André does not even cook at home. There are two reasons he tells me. “First, my wife is a very good cook. Second, when I am not at work, I do not think about because because it is so intense that you need to find something to balance it out. So I switch off and that also helps me in my creative process,” he says.
André Chiang’s Encyclopaedia of Octaphilosophy
Pure: Beauty is in anything and everything. Truth is in simplicity. Allow an ingredient to unfold and evolve to its full potential without being altered. To release its honest flavour, aroma and texture. Let everything be untouched.
Salt: Sal-vation, sal-ary, sal-ad. Salt is not only the key to life, it also preserves, has been used as a currency, keeps away demons and makes food taste delicious. Salt is sea, civilised and essential.
Artisan: Practitioners of the art of cultivation deserve to be celebrated. Artisans carry history on their shoulders by passionate;y dedicating their lives to the craft of making a simple ingredient and turning it into gold.

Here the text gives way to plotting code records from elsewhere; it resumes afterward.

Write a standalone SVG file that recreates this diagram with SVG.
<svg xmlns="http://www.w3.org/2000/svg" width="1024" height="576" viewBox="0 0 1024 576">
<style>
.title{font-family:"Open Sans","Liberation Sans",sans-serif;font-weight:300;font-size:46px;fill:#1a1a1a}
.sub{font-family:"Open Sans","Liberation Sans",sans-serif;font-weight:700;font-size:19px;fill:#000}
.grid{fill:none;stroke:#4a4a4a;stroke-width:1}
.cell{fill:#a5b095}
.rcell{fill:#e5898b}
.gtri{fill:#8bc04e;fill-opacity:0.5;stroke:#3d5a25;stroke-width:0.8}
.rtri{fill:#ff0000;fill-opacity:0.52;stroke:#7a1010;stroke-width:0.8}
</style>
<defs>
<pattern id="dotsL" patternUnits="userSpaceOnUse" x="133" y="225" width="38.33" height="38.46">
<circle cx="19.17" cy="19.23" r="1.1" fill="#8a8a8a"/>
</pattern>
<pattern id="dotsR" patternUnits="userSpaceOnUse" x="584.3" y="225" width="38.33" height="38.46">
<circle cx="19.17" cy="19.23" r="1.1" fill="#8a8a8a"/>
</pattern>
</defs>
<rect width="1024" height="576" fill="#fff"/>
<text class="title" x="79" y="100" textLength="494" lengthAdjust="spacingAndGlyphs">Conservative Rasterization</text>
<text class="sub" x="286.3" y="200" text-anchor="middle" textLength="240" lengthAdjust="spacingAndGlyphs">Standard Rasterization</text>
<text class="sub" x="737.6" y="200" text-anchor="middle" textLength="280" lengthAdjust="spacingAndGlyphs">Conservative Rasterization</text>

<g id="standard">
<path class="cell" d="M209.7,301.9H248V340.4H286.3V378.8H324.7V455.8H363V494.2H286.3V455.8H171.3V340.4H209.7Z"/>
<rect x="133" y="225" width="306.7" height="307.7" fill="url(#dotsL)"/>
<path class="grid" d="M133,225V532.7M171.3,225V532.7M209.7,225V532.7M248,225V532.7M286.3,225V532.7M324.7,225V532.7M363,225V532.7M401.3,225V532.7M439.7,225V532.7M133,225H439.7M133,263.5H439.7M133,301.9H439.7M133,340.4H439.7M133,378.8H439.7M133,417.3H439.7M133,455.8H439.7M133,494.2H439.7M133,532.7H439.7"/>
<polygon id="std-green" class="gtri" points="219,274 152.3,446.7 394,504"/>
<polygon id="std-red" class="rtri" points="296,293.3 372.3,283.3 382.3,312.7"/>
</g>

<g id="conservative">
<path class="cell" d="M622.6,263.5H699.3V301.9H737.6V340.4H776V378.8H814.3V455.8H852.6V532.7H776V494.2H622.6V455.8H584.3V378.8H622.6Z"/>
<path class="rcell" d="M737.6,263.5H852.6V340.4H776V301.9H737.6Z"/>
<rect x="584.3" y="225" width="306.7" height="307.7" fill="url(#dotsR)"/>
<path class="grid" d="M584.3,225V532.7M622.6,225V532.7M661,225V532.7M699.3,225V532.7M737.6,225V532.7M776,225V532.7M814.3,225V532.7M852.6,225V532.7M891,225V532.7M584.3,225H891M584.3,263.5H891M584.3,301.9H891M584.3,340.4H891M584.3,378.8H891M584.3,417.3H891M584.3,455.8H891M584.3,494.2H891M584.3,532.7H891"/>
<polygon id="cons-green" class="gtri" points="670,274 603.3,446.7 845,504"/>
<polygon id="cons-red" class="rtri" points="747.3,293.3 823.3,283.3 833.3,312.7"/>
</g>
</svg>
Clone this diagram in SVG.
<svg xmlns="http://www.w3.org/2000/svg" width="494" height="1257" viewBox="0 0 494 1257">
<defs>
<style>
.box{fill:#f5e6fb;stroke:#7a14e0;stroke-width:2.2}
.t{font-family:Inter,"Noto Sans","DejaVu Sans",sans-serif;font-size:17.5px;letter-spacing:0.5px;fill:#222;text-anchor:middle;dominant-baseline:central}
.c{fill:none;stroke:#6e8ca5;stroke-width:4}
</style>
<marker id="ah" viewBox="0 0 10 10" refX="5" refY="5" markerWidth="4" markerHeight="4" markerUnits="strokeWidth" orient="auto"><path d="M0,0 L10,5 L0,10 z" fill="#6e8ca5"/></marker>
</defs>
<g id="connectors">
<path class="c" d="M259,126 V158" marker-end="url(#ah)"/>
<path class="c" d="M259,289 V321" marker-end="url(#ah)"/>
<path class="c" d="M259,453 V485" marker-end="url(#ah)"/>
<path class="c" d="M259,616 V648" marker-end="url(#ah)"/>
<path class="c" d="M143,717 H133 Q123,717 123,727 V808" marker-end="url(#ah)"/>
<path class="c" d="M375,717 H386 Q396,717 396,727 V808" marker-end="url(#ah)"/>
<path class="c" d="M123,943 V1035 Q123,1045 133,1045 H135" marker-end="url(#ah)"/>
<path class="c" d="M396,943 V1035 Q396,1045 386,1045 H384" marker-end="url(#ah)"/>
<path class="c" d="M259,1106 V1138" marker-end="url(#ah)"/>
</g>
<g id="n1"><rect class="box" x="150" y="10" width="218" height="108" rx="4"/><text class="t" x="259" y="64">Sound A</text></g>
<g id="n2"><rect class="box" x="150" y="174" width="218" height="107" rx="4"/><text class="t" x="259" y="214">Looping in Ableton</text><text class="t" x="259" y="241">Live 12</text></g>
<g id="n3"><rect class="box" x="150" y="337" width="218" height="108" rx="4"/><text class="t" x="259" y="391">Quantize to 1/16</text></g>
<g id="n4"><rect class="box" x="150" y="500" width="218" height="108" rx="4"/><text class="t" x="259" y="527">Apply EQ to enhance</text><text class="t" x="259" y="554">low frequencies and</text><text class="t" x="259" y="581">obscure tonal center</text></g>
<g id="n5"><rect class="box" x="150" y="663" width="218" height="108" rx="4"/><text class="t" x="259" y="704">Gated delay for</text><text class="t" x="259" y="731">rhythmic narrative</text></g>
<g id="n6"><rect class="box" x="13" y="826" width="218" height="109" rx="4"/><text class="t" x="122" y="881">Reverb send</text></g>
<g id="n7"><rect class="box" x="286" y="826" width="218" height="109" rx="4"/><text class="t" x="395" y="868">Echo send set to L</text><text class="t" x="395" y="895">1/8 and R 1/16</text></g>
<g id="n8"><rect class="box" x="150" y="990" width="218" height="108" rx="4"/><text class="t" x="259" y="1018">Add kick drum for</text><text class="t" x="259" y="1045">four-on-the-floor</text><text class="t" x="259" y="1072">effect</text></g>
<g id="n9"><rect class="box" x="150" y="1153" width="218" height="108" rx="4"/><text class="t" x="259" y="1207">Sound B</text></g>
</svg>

South: Inhale the perfume of sun-drenched olive trees and ripe tomatoes. The air vibrates from joie de vivre. This is the South of France, the region that generously invites the adventurous, colourful spirit we call life.
Texture: Soft, crusty, hard, porous, slimy, dense, elastic…layers of texture composed as symphony, with the complexity of rhythm, loudness, silence…A delicious sensory experience.
Unique: Explore an ingredient with curiosity. Forget about habitual rules. Dare to challenge the imagination.
Memory: You are your memory. Memories are your best reference and your best friend. A memory can be revitalised and updated for as long as you live. Use your memories to enhance your practise of hedonism.
Terroir: The characteristics of a specific time and place, tradition and culture, geography and climate – incarnated into the ever-present origin.